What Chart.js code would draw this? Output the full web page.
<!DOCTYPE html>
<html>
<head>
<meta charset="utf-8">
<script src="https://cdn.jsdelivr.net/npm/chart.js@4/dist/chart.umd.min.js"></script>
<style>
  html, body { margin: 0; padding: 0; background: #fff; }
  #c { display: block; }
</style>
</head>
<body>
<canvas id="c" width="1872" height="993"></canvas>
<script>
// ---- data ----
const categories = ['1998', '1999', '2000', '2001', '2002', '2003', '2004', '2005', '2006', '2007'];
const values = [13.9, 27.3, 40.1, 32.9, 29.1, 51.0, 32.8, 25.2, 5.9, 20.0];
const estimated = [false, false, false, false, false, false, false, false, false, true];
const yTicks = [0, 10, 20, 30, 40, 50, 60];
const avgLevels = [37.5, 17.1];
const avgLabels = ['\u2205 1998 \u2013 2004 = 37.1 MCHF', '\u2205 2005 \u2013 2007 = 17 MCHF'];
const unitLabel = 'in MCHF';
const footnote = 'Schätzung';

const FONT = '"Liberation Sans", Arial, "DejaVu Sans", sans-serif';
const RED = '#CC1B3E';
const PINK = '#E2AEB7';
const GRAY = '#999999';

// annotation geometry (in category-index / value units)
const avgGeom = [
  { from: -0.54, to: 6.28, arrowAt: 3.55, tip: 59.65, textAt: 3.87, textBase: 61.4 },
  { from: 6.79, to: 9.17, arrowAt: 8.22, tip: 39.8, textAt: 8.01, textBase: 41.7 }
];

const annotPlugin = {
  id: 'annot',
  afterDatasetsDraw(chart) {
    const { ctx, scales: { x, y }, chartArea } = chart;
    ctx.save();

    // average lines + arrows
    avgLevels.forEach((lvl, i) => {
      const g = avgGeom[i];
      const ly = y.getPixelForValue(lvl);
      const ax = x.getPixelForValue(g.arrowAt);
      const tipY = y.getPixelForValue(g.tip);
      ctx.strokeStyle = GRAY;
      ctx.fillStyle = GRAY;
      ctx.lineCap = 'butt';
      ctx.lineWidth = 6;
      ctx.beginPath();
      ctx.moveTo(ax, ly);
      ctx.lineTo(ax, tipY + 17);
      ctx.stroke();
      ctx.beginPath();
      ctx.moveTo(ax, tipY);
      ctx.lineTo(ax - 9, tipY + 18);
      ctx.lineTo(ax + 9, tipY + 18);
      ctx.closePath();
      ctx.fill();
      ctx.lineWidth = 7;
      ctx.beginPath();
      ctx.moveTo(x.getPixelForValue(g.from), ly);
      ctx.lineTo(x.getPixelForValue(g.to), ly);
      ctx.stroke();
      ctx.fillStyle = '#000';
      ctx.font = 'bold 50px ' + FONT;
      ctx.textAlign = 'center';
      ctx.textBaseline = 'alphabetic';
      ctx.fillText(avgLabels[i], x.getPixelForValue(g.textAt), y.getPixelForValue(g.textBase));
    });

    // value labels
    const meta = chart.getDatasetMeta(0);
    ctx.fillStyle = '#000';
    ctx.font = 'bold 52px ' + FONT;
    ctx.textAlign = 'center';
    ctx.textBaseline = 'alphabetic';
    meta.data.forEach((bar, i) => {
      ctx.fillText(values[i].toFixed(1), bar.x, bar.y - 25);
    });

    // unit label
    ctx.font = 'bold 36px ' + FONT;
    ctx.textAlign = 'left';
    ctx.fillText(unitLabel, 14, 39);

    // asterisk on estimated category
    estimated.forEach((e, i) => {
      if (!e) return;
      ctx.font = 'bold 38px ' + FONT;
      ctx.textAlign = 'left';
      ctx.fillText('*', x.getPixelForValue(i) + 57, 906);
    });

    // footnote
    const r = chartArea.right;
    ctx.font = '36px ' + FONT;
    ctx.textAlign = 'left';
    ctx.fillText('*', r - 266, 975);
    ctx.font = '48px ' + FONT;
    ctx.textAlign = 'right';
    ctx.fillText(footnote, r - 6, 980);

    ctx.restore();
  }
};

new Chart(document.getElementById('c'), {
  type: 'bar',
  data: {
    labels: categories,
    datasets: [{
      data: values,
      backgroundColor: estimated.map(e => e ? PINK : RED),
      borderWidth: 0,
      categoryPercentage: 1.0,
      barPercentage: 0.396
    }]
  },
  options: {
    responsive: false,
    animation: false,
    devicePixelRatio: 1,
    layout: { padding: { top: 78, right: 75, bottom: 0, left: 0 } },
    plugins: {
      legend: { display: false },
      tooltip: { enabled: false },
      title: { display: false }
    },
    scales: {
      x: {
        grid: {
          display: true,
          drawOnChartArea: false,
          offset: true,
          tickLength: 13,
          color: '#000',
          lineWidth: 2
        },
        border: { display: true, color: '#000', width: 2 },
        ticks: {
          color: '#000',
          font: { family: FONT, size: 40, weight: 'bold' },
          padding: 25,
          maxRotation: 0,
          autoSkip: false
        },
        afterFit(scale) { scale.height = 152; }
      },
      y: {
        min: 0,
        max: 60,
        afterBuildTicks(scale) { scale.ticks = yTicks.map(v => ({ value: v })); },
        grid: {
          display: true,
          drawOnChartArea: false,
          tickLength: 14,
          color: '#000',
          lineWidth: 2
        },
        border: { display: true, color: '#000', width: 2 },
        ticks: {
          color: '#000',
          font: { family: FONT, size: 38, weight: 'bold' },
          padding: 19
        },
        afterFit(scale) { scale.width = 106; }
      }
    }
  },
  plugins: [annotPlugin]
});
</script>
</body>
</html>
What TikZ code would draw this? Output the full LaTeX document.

Task to complete: Output every line above without altering anything.

Exercise result:
What Chart.js code would draw this? Output the full web page.
<!DOCTYPE html>
<html>
<head>
<meta charset="utf-8">
<script src="https://cdn.jsdelivr.net/npm/chart.js@4/dist/chart.umd.min.js"></script>
<style>
  html, body { margin: 0; padding: 0; background: #fff; }
  #c { display: block; }
</style>
</head>
<body>
<canvas id="c" width="1872" height="993"></canvas>
<script>
// ---- data ----
const categories = ['1998', '1999', '2000', '2001', '2002', '2003', '2004', '2005', '2006', '2007'];
const values = [13.9, 27.3, 40.1, 32.9, 29.1, 51.0, 32.8, 25.2, 5.9, 20.0];
const estimated = [false, false, false, false, false, false, false, false, false, true];
const yTicks = [0, 10, 20, 30, 40, 50, 60];
const avgLevels = [37.5, 17.1];
const avgLabels = ['\u2205 1998 \u2013 2004 = 37.1 MCHF', '\u2205 2005 \u2013 2007 = 17 MCHF'];
const unitLabel = 'in MCHF';
const footnote = 'Schätzung';

const FONT = '"Liberation Sans", Arial, "DejaVu Sans", sans-serif';
const RED = '#CC1B3E';
const PINK = '#E2AEB7';
const GRAY = '#999999';

// annotation geometry (in category-index / value units)
const avgGeom = [
  { from: -0.54, to: 6.28, arrowAt: 3.55, tip: 59.65, textAt: 3.87, textBase: 61.4 },
  { from: 6.79, to: 9.17, arrowAt: 8.22, tip: 39.8, textAt: 8.01, textBase: 41.7 }
];

const annotPlugin = {
  id: 'annot',
  afterDatasetsDraw(chart) {
    const { ctx, scales: { x, y }, chartArea } = chart;
    ctx.save();

    // average lines + arrows
    avgLevels.forEach((lvl, i) => {
      const g = avgGeom[i];
      const ly = y.getPixelForValue(lvl);
      const ax = x.getPixelForValue(g.arrowAt);
      const tipY = y.getPixelForValue(g.tip);
      ctx.strokeStyle = GRAY;
      ctx.fillStyle = GRAY;
      ctx.lineCap = 'butt';
      ctx.lineWidth = 6;
      ctx.beginPath();
      ctx.moveTo(ax, ly);
      ctx.lineTo(ax, tipY + 17);
      ctx.stroke();
      ctx.beginPath();
      ctx.moveTo(ax, tipY);
      ctx.lineTo(ax - 9, tipY + 18);
      ctx.lineTo(ax + 9, tipY + 18);
      ctx.closePath();
      ctx.fill();
      ctx.lineWidth = 7;
      ctx.beginPath();
      ctx.moveTo(x.getPixelForValue(g.from), ly);
      ctx.lineTo(x.getPixelForValue(g.to), ly);
      ctx.stroke();
      ctx.fillStyle = '#000';
      ctx.font = 'bold 50px ' + FONT;
      ctx.textAlign = 'center';
      ctx.textBaseline = 'alphabetic';
      ctx.fillText(avgLabels[i], x.getPixelForValue(g.textAt), y.getPixelForValue(g.textBase));
    });

    // value labels
    const meta = chart.getDatasetMeta(0);
    ctx.fillStyle = '#000';
    ctx.font = 'bold 52px ' + FONT;
    ctx.textAlign = 'center';
    ctx.textBaseline = 'alphabetic';
    meta.data.forEach((bar, i) => {
      ctx.fillText(values[i].toFixed(1), bar.x, bar.y - 25);
    });

    // unit label
    ctx.font = 'bold 36px ' + FONT;
    ctx.textAlign = 'left';
    ctx.fillText(unitLabel, 14, 39);

    // asterisk on estimated category
    estimated.forEach((e, i) => {
      if (!e) return;
      ctx.font = 'bold 38px ' + FONT;
      ctx.textAlign = 'left';
      ctx.fillText('*', x.getPixelForValue(i) + 57, 906);
    });

    // footnote
    const r = chartArea.right;
    ctx.font = '36px ' + FONT;
    ctx.textAlign = 'left';
    ctx.fillText('*', r - 266, 975);
    ctx.font = '48px ' + FONT;
    ctx.textAlign = 'right';
    ctx.fillText(footnote, r - 6, 980);

    ctx.restore();
  }
};

new Chart(document.getElementById('c'), {
  type: 'bar',
  data: {
    labels: categories,
    datasets: [{
      data: values,
      backgroundColor: estimated.map(e => e ? PINK : RED),
      borderWidth: 0,
      categoryPercentage: 1.0,
      barPercentage: 0.396
    }]
  },
  options: {
    responsive: false,
    animation: false,
    devicePixelRatio: 1,
    layout: { padding: { top: 78, right: 75, bottom: 0, left: 0 } },
    plugins: {
      legend: { display: false },
      tooltip: { enabled: false },
      title: { display: false }
    },
    scales: {
      x: {
        grid: {
          display: true,
          drawOnChartArea: false,
          offset: true,
          tickLength: 13,
          color: '#000',
          lineWidth: 2
        },
        border: { display: true, color: '#000', width: 2 },
        ticks: {
          color: '#000',
          font: { family: FONT, size: 40, weight: 'bold' },
          padding: 25,
          maxRotation: 0,
          autoSkip: false
        },
        afterFit(scale) { scale.height = 152; }
      },
      y: {
        min: 0,
        max: 60,
        afterBuildTicks(scale) { scale.ticks = yTicks.map(v => ({ value: v })); },
        grid: {
          display: true,
          drawOnChartArea: false,
          tickLength: 14,
          color: '#000',
          lineWidth: 2
        },
        border: { display: true, color: '#000', width: 2 },
        ticks: {
          color: '#000',
          font: { family: FONT, size: 38, weight: 'bold' },
          padding: 19
        },
        afterFit(scale) { scale.width = 106; }
      }
    }
  },
  plugins: [annotPlugin]
});
</script>
</body>
</html>
What TikZ code would draw this? Output the full LaTeX document.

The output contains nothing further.